Nevertheless, most people tire of her reticence and, mistaking it for arrogance, prefer to stay away, vanishing from one day to the next just as quickly as they had enthusiastically arrived with their citified presumption of understanding everything and obtaining things immediately.
It’s easy to get here. You take the motorway and exit at Orte. Then you wind your way along roads that get progressively narrower until you reach the place where stone houses have thick walls and narrow windows, and the horizon is not sliced by rude high-power lines. It’s hard to get lost!
Her season is the autumn, when the dark soil of her fields is newly ploughed and the woods vainly change colour every day, as the first north wind wafts the scent of logs burning in fireplaces and blows insolent clouds away to make room for tattling evening stars.
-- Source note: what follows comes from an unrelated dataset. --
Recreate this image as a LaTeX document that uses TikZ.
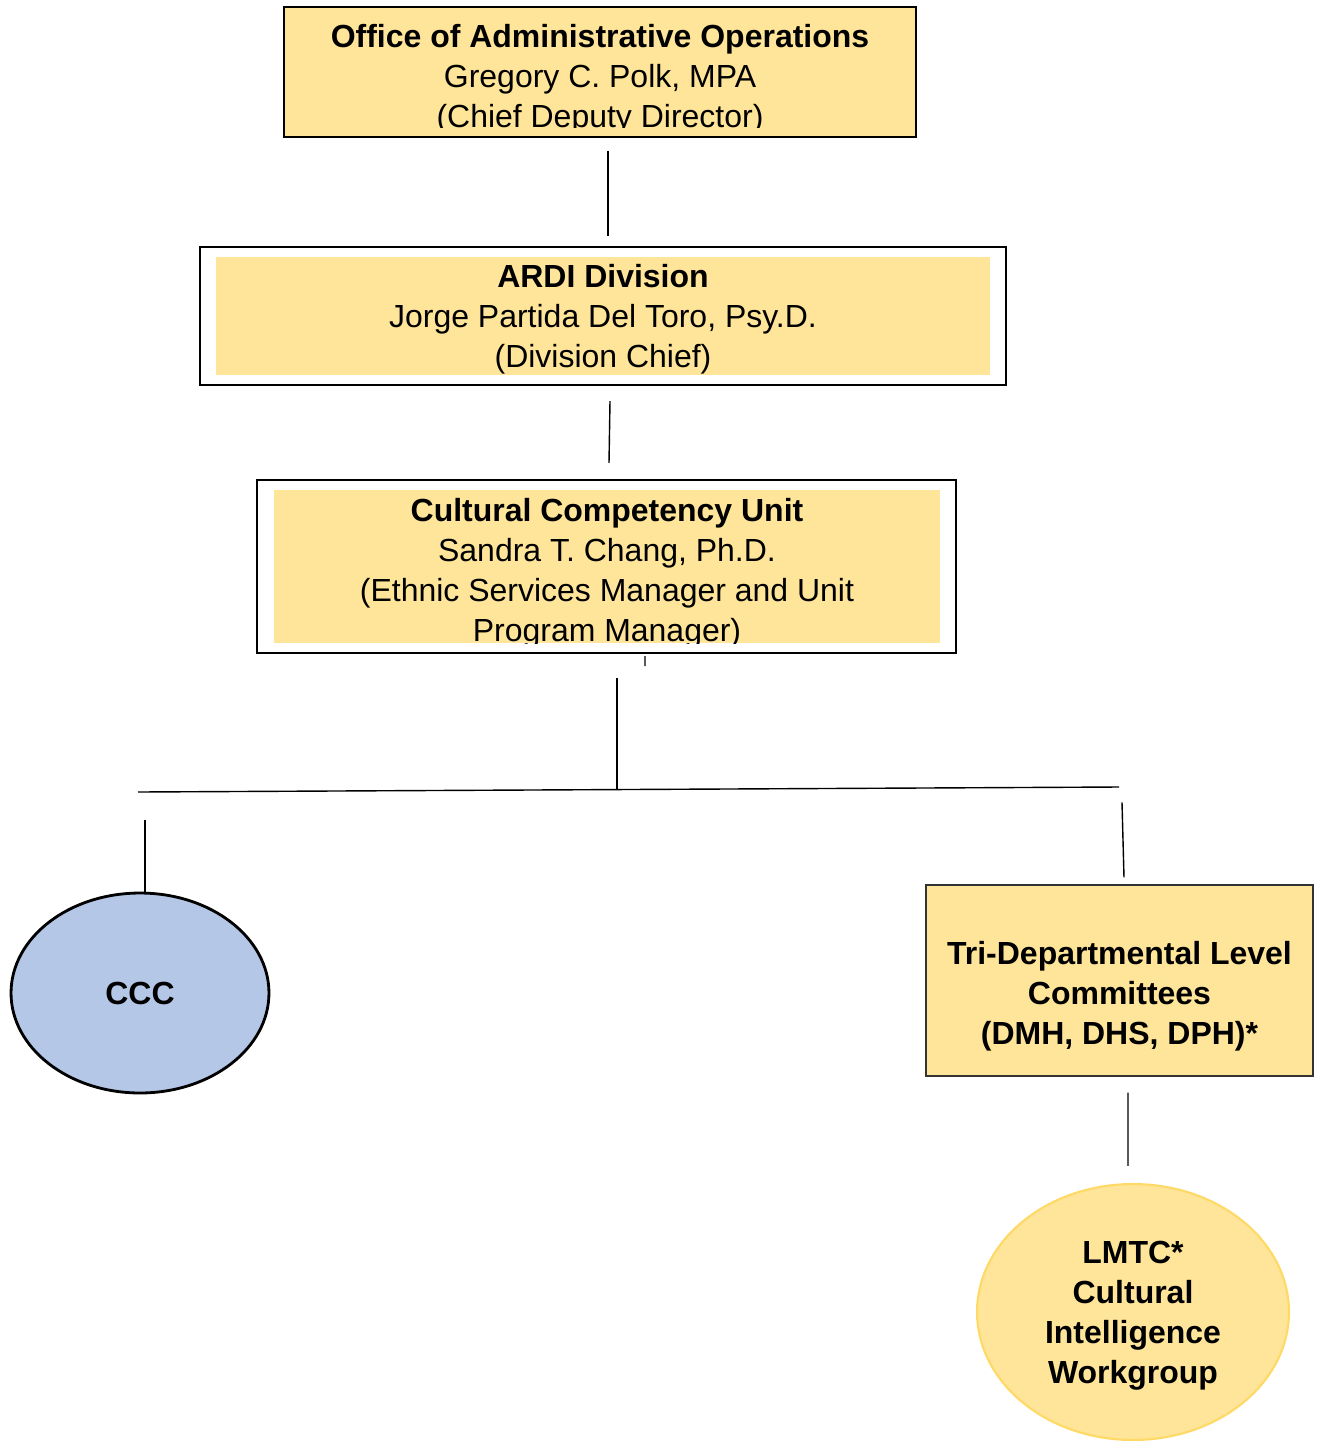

Autumn, with the howl of dogs and the distant sound of hunters and the first rain that fills the air with the smell of mushrooms.
She and I understood each other instantly, but before addressing her with the informal “tu” I respectfully waited for her to invite me to dinner. Now she indulgently puts up with my long absences, of which I inform her well in advance, making her part of my projects. She listens to me, shakes her head and, with the smile of a sunset, wishes me bon voyage.
She awaits my return, but only when I pass through the narrow gorge where the sun never shines and I hear the door close behind me once more do I see her come towards me with the aristocratic simplicity that makes her unique. And then I finally feel I’ve come home.
Once more I will watch her hammer iron and knead bread, or I will sit next to a wood-burning stove, talking to someone who had the very same idea. I will listen to tales of hunting and dogs and wine that didn’t turn out well and olive oil that is always in short supply; I will sit in the kitchen and we will keep each other company, talking about everything and, with perfect slowness, savouring old-fashioned flavours. Her stories are not marked by the creativity of the impossible but are simply the fascinating chronicles of elapsing days. Crafts are still those of yore, conducted by those who know the importance of what’s necessary and the simplicity of things. As opposed to other places, the churches here are small and the saints unknown to calendars. The cemeteries are as minuscule as they are numerous, because even in another life no one wants to be too far from the kitchen garden or bother the neighbours.
My Umbria” has hundreds of faces of every age and thousands of smiles of every season. Although sorrow does not always spare her, she battles it with fortitude, never abandoning herself to dire grief over those who have tiptoed off quietly to avoid being a nuisance: a custom around these parts.
She has many names and each one is dear to me … because, together, they are “my Umbria”, that hidden part of the world that has accepted me unreservedly, giving me the gift of time wrapped in the hard-to-find paper of friendship and tied securely by the knot of fondness.